We finally bought an air conditioner again. There's a reason that I don't turn on any other songs. I've been listening to the same songs over and over again. Fans don't seem to cut it. Air flows through our house. This time we kept it. Its a monstrosity, almost as high as the ceiling, gigantic, monolithic. A shrine. Silver and wood-paneled. Built-in air cleaner. A remote control almost as complicated as my new cell phone.

My cell phone. Oh, my sarcasm phone. Full color screen. Advanced ringtones. Slide-down keypad. Maybe I should just leave a link to the the 'specifications' section of the manufacturer's website. That would be quite convenienent. I could talk about my cellphone and my air conditioner all day. I could tell you about how my air conditioner makes the air as cool as the pale innards of my freezer. How I have Procol Harum's 'A Whiter Shade Of Pale' as my cellphone ringtone. How I plan to make a frameless-proxy of E2 so I can read nodes on the subway and on the bus via WAP.


I feel dulled. Rubbed into gentle numbness. How could I explain? The best way to explain is not to explain. Modern People like to say that they don't believe in destiny, that they don't believe in anything. I like to leave their belief in anti-belief alone. What is the meaning of life? How do you push an elephant through a funnel?

You don't.

I have no explanations. A long, long time ago, I would say 'There are no explanations.' A long, long time ago, I would stare at myself in the mirror and say, "I was young, a long, long time ago. I am not young now." I am not young now.

I live in a box surrounded by five walls. Ignore the blatant. I am sitting in a green chair. My foot is on a desk, my other foot is flat on the ground; I am full of right angles. My mousepad is a sheet of math equations. My dead clock sits next to me. This is a moment. This moment is structured this way. I remember 'structured' being in italics.

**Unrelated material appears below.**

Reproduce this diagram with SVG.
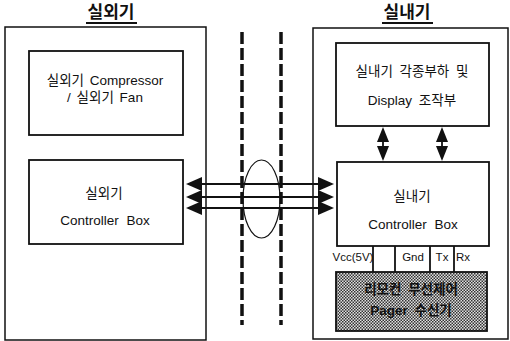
<svg xmlns="http://www.w3.org/2000/svg" width="510" height="341" viewBox="0 0 510 341">
<defs>
<style>
.t{font-family:"Liberation Sans","Noto Sans CJK KR",sans-serif;fill:#111;text-anchor:middle}
.lbl{font-size:13.5px}
.pin{font-size:11.5px}
.ttl{font-size:17px;font-weight:bold}
.box{fill:#fff;stroke:#111;stroke-width:1.8}
.outer{fill:none;stroke:#111;stroke-width:1.5}
.ln{stroke:#111;stroke-width:1.8;fill:none}
.dash{stroke:#111;stroke-width:3.5;stroke-dasharray:12 4;fill:none}
.ah{fill:#111}
</style>
<pattern id="dots" width="3" height="3" patternUnits="userSpaceOnUse">
<rect width="3" height="3" fill="#e0e0e0"/>
<rect x="0" y="0" width="1.5" height="1.5" fill="#333"/>
<rect x="1.5" y="1.5" width="1.5" height="1.5" fill="#333"/>
</pattern>
</defs>
<rect width="510" height="341" fill="#fff"/>

<g id="outdoor">
<rect class="outer" x="5" y="27" width="201" height="313"/>
<text class="t ttl" x="111" y="18">실외기</text>
<line class="ln" x1="86" y1="23" x2="137" y2="23"/>
</g>

<g id="outdoor-compressor">
<rect class="box" x="29" y="51" width="154" height="84"/>
<text class="t lbl" x="105" y="85" word-spacing="2">실외기 Compressor</text>
<text class="t lbl" x="105" y="102" word-spacing="2">/ 실외기 Fan</text>
</g>

<g id="outdoor-controller">
<rect class="box" x="29" y="160" width="154" height="84"/>
<text class="t lbl" x="104" y="198">실외기</text>
<text class="t lbl" x="105" y="225" word-spacing="4">Controller Box</text>
</g>

<g id="indoor">
<rect class="outer" x="313" y="28" width="195" height="311"/>
<text class="t ttl" x="407" y="18">실내기</text>
<line class="ln" x1="382" y1="23" x2="433" y2="23"/>
</g>

<g id="indoor-display">
<rect class="box" x="336" y="43" width="153" height="83"/>
<text class="t lbl" x="412" y="76" word-spacing="3">실내기 각종부하 및</text>
<text class="t lbl" x="412" y="105" word-spacing="3">Display 조작부</text>
</g>

<g id="indoor-controller">
<rect class="box" x="337" y="162" width="152" height="84"/>
<text class="t lbl" x="412" y="201">실내기</text>
<text class="t lbl" x="413" y="229" word-spacing="4">Controller Box</text>
</g>

<g id="pins">
<text class="t pin" x="353" y="261">Vcc(5V)</text>
<text class="t pin" x="413" y="261">Gnd</text>
<text class="t pin" x="442" y="261">Tx</text>
<text class="t pin" x="463" y="261">Rx</text>
</g>

<g id="pager">
<rect x="336" y="272" width="151" height="59" fill="url(#dots)" stroke="#111" stroke-width="1.8"/>
<text class="t lbl" x="411" y="294" style="font-weight:bold" word-spacing="3">리모컨 무선제어</text>
<text class="t lbl" x="411" y="315" style="font-weight:bold" word-spacing="3">Pager 수신기</text>
</g>

<g id="connectors">
<line class="dash" x1="242" y1="32" x2="242" y2="325"/>
<line class="dash" x1="281" y1="32" x2="281" y2="325"/>
<ellipse cx="261.5" cy="199" rx="18.5" ry="39" fill="none" stroke="#111" stroke-width="1.2"/>
<line class="ln" x1="200" y1="184" x2="320" y2="184"/>
<line class="ln" x1="200" y1="197" x2="320" y2="197"/>
<line class="ln" x1="200" y1="208" x2="320" y2="208"/>
<polygon class="ah" points="186,184 202,177 202,191"/>
<polygon class="ah" points="186,197 202,190 202,204"/>
<polygon class="ah" points="186,208 202,201 202,215"/>
<polygon class="ah" points="334,184 318,177 318,191"/>
<polygon class="ah" points="334,197 318,190 318,204"/>
<polygon class="ah" points="334,208 318,201 318,215"/>
<line class="ln" x1="383" y1="130" x2="383" y2="158"/>
<polygon class="ah" points="383,127 377,142 389,142"/>
<polygon class="ah" points="383,161 377,146 389,146"/>
<line class="ln" x1="442" y1="130" x2="442" y2="158"/>
<polygon class="ah" points="442,127 436,142 448,142"/>
<polygon class="ah" points="442,161 436,146 448,146"/>
<line class="ln" x1="373" y1="246" x2="373" y2="272"/>
<line class="ln" x1="395" y1="246" x2="395" y2="272"/>
<line class="ln" x1="430" y1="246" x2="430" y2="272"/>
<line class="ln" x1="454" y1="246" x2="454" y2="272"/>
</g>
</svg>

This moment is structured that way. What saddens me is that nobody talks about why they liked Slaughterhouse Five. My best friend asked me 'what James Joyce meant' in The Portrait of an Artist as a Young Man. I said I didn't know, because I didn't.

I have these fleeting images, like white doves in flight. Doves that don't come from silk scarves or from magic tricks.

Every day I silently repeat within, "You have no reason to be angry at me." Every day I watch the wheels turn.